Begin

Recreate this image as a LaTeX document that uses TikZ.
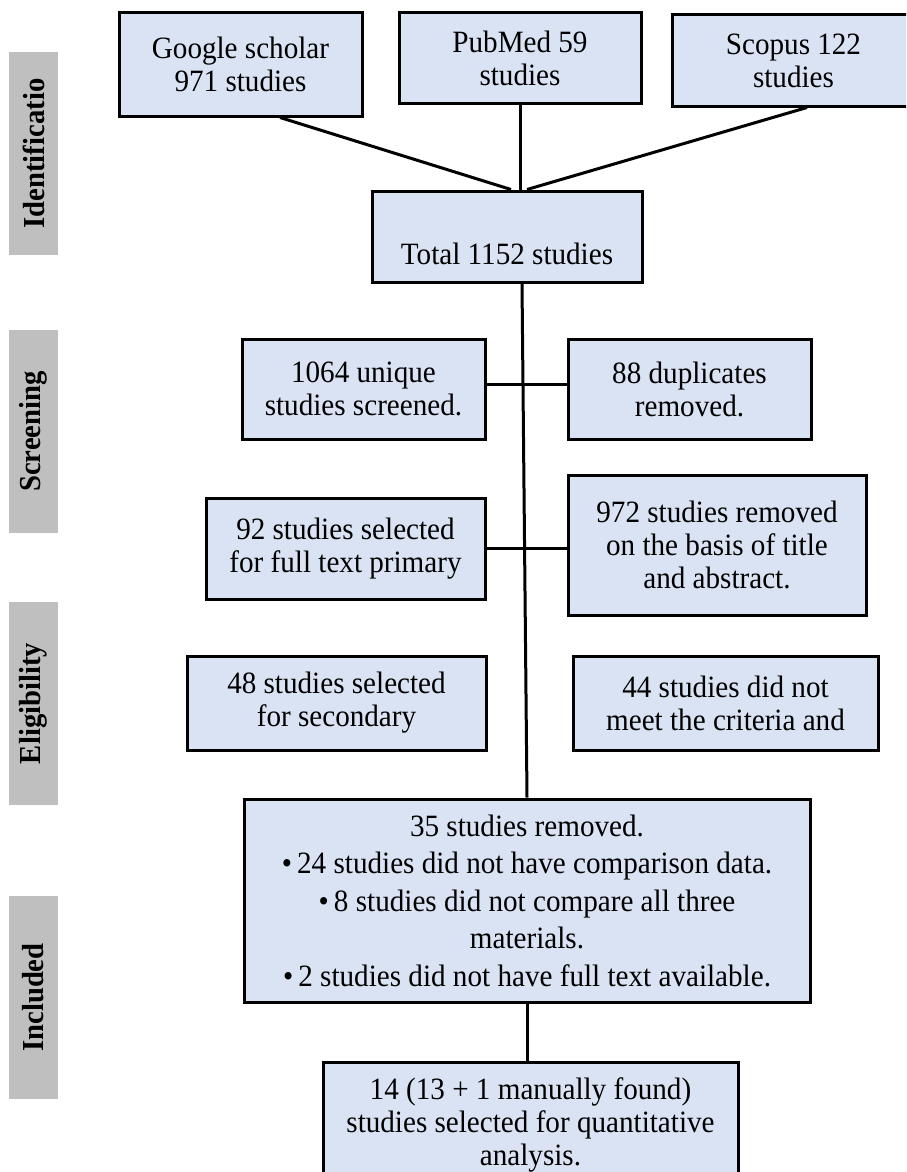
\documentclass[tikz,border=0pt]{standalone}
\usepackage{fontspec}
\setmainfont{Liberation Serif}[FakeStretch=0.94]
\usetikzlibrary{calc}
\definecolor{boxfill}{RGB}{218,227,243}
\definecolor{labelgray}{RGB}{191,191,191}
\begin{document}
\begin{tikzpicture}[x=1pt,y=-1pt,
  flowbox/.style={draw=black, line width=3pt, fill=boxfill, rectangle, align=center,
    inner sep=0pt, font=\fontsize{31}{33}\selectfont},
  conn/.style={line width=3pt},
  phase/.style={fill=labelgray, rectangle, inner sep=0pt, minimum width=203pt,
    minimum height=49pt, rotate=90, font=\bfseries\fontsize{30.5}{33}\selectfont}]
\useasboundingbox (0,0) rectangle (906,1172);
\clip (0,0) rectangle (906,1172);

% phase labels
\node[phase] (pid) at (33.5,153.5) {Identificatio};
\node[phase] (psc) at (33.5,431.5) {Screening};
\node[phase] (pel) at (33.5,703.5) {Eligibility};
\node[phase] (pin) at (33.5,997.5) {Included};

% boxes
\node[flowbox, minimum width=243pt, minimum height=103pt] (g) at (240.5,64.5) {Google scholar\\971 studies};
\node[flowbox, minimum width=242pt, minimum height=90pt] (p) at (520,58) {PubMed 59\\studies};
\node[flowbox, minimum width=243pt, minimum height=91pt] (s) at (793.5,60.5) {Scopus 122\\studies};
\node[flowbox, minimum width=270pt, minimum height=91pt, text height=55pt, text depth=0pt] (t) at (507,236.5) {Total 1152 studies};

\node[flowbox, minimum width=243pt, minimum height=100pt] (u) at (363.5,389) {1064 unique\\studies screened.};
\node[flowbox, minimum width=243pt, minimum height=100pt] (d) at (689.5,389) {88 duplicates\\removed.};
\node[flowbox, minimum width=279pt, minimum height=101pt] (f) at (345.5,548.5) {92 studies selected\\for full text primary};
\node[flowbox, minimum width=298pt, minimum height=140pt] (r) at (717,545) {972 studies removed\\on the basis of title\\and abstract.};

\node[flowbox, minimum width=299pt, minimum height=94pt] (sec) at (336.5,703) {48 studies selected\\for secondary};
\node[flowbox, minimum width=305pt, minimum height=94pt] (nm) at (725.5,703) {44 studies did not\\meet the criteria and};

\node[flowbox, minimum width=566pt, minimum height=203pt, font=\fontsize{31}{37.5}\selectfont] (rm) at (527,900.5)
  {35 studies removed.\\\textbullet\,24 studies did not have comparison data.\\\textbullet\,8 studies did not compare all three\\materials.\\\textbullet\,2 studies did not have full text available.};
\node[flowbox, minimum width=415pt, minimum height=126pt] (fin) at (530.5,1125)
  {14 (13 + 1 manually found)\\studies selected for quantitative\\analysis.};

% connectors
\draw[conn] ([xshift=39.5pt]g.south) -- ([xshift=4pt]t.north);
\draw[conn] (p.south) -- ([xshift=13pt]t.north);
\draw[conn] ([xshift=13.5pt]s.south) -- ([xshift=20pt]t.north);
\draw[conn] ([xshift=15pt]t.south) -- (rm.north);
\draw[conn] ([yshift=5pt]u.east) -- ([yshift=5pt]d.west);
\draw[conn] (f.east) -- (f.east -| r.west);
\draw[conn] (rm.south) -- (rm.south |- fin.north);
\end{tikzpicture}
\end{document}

End

» GIVEN INSTRUCTION: Every line above should be returned exactly; the pictures stay out.

» ANSWER TO THIS TASK:
Recreate this image as a LaTeX document that uses TikZ.
\documentclass[tikz,border=0pt]{standalone}
\usepackage{fontspec}
\setmainfont{Liberation Serif}[FakeStretch=0.94]
\usetikzlibrary{calc}
\definecolor{boxfill}{RGB}{218,227,243}
\definecolor{labelgray}{RGB}{191,191,191}
\begin{document}
\begin{tikzpicture}[x=1pt,y=-1pt,
  flowbox/.style={draw=black, line width=3pt, fill=boxfill, rectangle, align=center,
    inner sep=0pt, font=\fontsize{31}{33}\selectfont},
  conn/.style={line width=3pt},
  phase/.style={fill=labelgray, rectangle, inner sep=0pt, minimum width=203pt,
    minimum height=49pt, rotate=90, font=\bfseries\fontsize{30.5}{33}\selectfont}]
\useasboundingbox (0,0) rectangle (906,1172);
\clip (0,0) rectangle (906,1172);

% phase labels
\node[phase] (pid) at (33.5,153.5) {Identificatio};
\node[phase] (psc) at (33.5,431.5) {Screening};
\node[phase] (pel) at (33.5,703.5) {Eligibility};
\node[phase] (pin) at (33.5,997.5) {Included};

% boxes
\node[flowbox, minimum width=243pt, minimum height=103pt] (g) at (240.5,64.5) {Google scholar\\971 studies};
\node[flowbox, minimum width=242pt, minimum height=90pt] (p) at (520,58) {PubMed 59\\studies};
\node[flowbox, minimum width=243pt, minimum height=91pt] (s) at (793.5,60.5) {Scopus 122\\studies};
\node[flowbox, minimum width=270pt, minimum height=91pt, text height=55pt, text depth=0pt] (t) at (507,236.5) {Total 1152 studies};

\node[flowbox, minimum width=243pt, minimum height=100pt] (u) at (363.5,389) {1064 unique\\studies screened.};
\node[flowbox, minimum width=243pt, minimum height=100pt] (d) at (689.5,389) {88 duplicates\\removed.};
\node[flowbox, minimum width=279pt, minimum height=101pt] (f) at (345.5,548.5) {92 studies selected\\for full text primary};
\node[flowbox, minimum width=298pt, minimum height=140pt] (r) at (717,545) {972 studies removed\\on the basis of title\\and abstract.};

\node[flowbox, minimum width=299pt, minimum height=94pt] (sec) at (336.5,703) {48 studies selected\\for secondary};
\node[flowbox, minimum width=305pt, minimum height=94pt] (nm) at (725.5,703) {44 studies did not\\meet the criteria and};

\node[flowbox, minimum width=566pt, minimum height=203pt, font=\fontsize{31}{37.5}\selectfont] (rm) at (527,900.5)
  {35 studies removed.\\\textbullet\,24 studies did not have comparison data.\\\textbullet\,8 studies did not compare all three\\materials.\\\textbullet\,2 studies did not have full text available.};
\node[flowbox, minimum width=415pt, minimum height=126pt] (fin) at (530.5,1125)
  {14 (13 + 1 manually found)\\studies selected for quantitative\\analysis.};

% connectors
\draw[conn] ([xshift=39.5pt]g.south) -- ([xshift=4pt]t.north);
\draw[conn] (p.south) -- ([xshift=13pt]t.north);
\draw[conn] ([xshift=13.5pt]s.south) -- ([xshift=20pt]t.north);
\draw[conn] ([xshift=15pt]t.south) -- (rm.north);
\draw[conn] ([yshift=5pt]u.east) -- ([yshift=5pt]d.west);
\draw[conn] (f.east) -- (f.east -| r.west);
\draw[conn] (rm.south) -- (rm.south |- fin.north);
\end{tikzpicture}
\end{document}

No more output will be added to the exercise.